Twenty-two years ago today, I gave birth to my son. I woke up early this morning thinking about that day; remembering that, after 49 hours of labour, I was finally going to sleep around 7:00 am in the morning. Exhausted from three nights without sleep and two days of excruciating pain, I just wanted to sleep.
I remember lying there in bed, raw and sore, with my son bundled up in a blanket between my husband and I. He was so aware; his eyes were open wide; beautiful almond-shaped eyes set in an oval face with dark hair. He was the most beautiful little being I had ever seen.

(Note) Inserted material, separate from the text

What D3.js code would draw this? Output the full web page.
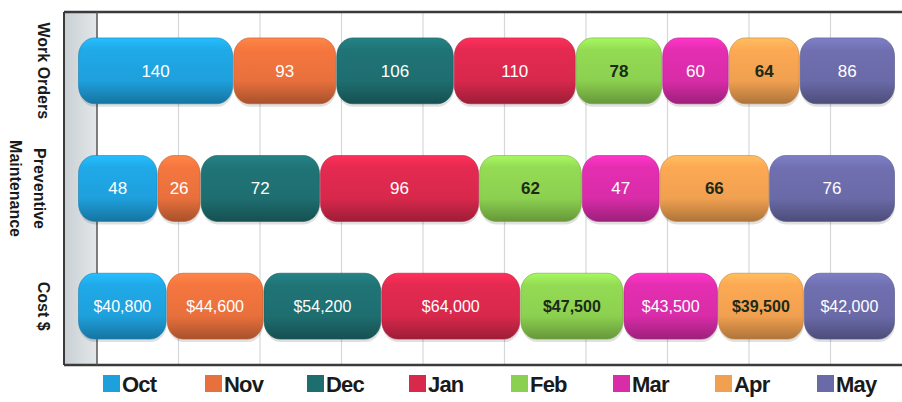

I remember lying there wondering who he was; marvelling at the fact that he had been growing inside me for nearly 10 months and yet, I had no idea how he would look. I remember the point in my labour where the midwives told me that I HAD to push between contractions because the baby was under stress. I remember standing on the end of my bed, supported by my husband, trying to push between contractions despite my exhaustion because the baby HAD to come out. I remember thinking, “Oh my God, after all of this and the baby could die”. I also remember thinking, “It is in the hands of the Grandmothers now. There is nothing more that I can do that I am not already doing.”

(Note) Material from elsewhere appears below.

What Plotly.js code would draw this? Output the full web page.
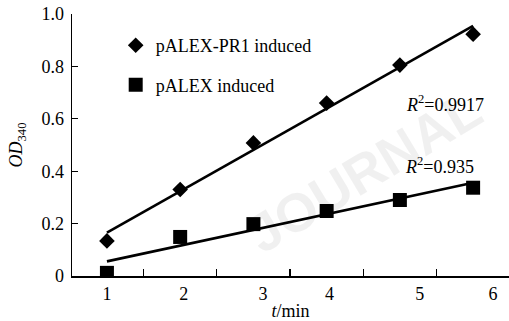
<!DOCTYPE html>
<html>
<head>
<meta charset="utf-8">
<script src="https://cdn.plot.ly/plotly-3.0.1.min.js"></script>
<style>html,body{margin:0;padding:0;background:#fff;}#chart{width:509px;height:321px;}</style>
</head>
<body>
<div id="chart"></div>
<script>
// Data
const times = [1, 2, 3, 4, 5, 6];
const pr1Induced = [0.134, 0.33, 0.508, 0.66, 0.805, 0.923];
const alexInduced = [0.012, 0.149, 0.198, 0.248, 0.290, 0.337];
const seriesNames = ['pALEX-PR1 induced', 'pALEX induced'];
const r2Labels = ['0.9917', '0.935'];
const xTickText = ['1', '2', '3', '4', '5', '6'];
const xTickLabelPos = [1.0, 2.05, 3.13, 4.04, 5.27, 6.27];
const xTickMarks = [1.5, 2.5, 3.5, 4.5, 5.5];
const yTickVals = [0, 0.2, 0.4, 0.6, 0.8, 1.0];
const yTickText = ['0', '0.2', '0.4', '0.6', '0.8', '1.0'];
const watermarkText = 'JOURNAL';

function linFit(xs, ys) {
  const n = xs.length;
  const mx = xs.reduce((a, b) => a + b, 0) / n;
  const my = ys.reduce((a, b) => a + b, 0) / n;
  let sxy = 0, sxx = 0;
  for (let i = 0; i < n; i++) { sxy += (xs[i] - mx) * (ys[i] - my); sxx += (xs[i] - mx) ** 2; }
  const b = sxy / sxx, a = my - b * mx;
  const x0 = xs[0], x1 = xs[n - 1];
  return { x: [x0, x1], y: [a + b * x0, a + b * x1] };
}
const fit1 = linFit(times, pr1Induced);
const fit2 = linFit(times, alexInduced);

const FONT = 'Liberation Serif, Times New Roman, serif';
const FS = 18;
const xRange = [0.523, 6.49];

const traces = [
  { x: fit1.x, y: fit1.y, mode: 'lines', line: { color: '#000', width: 2.6 }, showlegend: false, hoverinfo: 'skip' },
  { x: fit2.x, y: fit2.y, mode: 'lines', line: { color: '#000', width: 2.6 }, showlegend: false, hoverinfo: 'skip' },
  { x: times, y: pr1Induced, mode: 'markers', name: seriesNames[0], legendgroup: 'a',
    marker: { symbol: 'diamond', size: 12, color: '#000' } },
  { x: times, y: alexInduced, mode: 'markers', name: seriesNames[1], legendgroup: 'b',
    marker: { symbol: 'square', size: 14, color: '#000' } },
  // invisible trace to carry the tick-label axis
  { x: [xRange[0]], y: [0], xaxis: 'x2', mode: 'markers', marker: { opacity: 0 }, showlegend: false, hoverinfo: 'skip' }
];

const layout = {
  width: 509, height: 321,
  margin: { l: 72, r: 0, t: 14, b: 45 },
  paper_bgcolor: '#fff', plot_bgcolor: '#fff',
  font: { family: FONT, size: FS, color: '#000' },
  showlegend: true,
  legend: {
    x: 0.1, y: 0.95, xanchor: 'left', yanchor: 'top',
    bgcolor: 'rgba(0,0,0,0)', font: { family: FONT, size: FS, color: '#000' },
    traceorder: 'grouped', tracegroupgap: 13, itemwidth: 30
  },
  xaxis: {
    range: xRange, showgrid: false, zeroline: false,
    showline: true, linecolor: '#000', linewidth: 1.5,
    tickmode: 'array', tickvals: xTickMarks, ticks: 'inside', ticklen: 7, tickwidth: 1.3, tickcolor: '#000',
    showticklabels: false
  },
  xaxis2: {
    overlaying: 'x', anchor: 'y', side: 'bottom', range: xRange,
    showgrid: false, zeroline: false, showline: false, ticks: '',
    tickmode: 'array', tickvals: xTickLabelPos, ticktext: xTickText,
    tickfont: { family: FONT, size: FS, color: '#000' }, ticklabelstandoff: 5,
    title: { text: '<i>t</i>/min', font: { family: FONT, size: FS, color: '#000' }, standoff: 2 }
  },
  yaxis: {
    range: [0, 1], showgrid: false, zeroline: false,
    showline: true, linecolor: '#000', linewidth: 1.5,
    tickmode: 'array', tickvals: yTickVals, ticktext: yTickText,
    ticks: 'inside', ticklen: 6, tickwidth: 1.3, tickcolor: '#000',
    tickfont: { family: FONT, size: FS, color: '#000' }, ticklabelstandoff: 3,
    title: { text: '<i>OD</i><sub>340</sub>', font: { family: FONT, size: FS, color: '#000' }, standoff: 14 }
  },
  annotations: [
    { xref: 'paper', yref: 'paper', x: 0.67, y: 0.40, text: '<b>' + watermarkText + '</b>',
      showarrow: false, textangle: -31, xanchor: 'center', yanchor: 'middle',
      font: { family: 'Liberation Sans, Arial, sans-serif', size: 54, color: 'rgba(0,0,0,0.06)' } },
    { xref: 'x', yref: 'y', x: 5.61, y: 0.66, text: '<i>R</i><sup>2</sup>=' + r2Labels[0],
      showarrow: false, xanchor: 'center', font: { family: FONT, size: FS, color: '#000' } },
    { xref: 'x', yref: 'y', x: 5.54, y: 0.42, text: '<i>R</i><sup>2</sup>=' + r2Labels[1],
      showarrow: false, xanchor: 'center', font: { family: FONT, size: FS, color: '#000' } }
  ]
};

Plotly.newPlot('chart', traces, layout, { displayModeBar: false, staticPlot: true });
</script>
</body>
</html>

And so, I pushed; exhausted, worn out and spent. And, for the first of many times as a mother, I surrendered. In those moments, I acknowledged the terrifying truth that as much as I loved the baby I was giving birth to, there are some things in life that are beyond our control. And finally, the baby was born; a beautiful baby boy with almond-shaped eyes. A child was born; a child I would love more than life itself; a child with his own destiny and dreams; a life for which I would be responsible but over which I would never have total control. Twenty-two years ago today, my son was born, and I became a mother.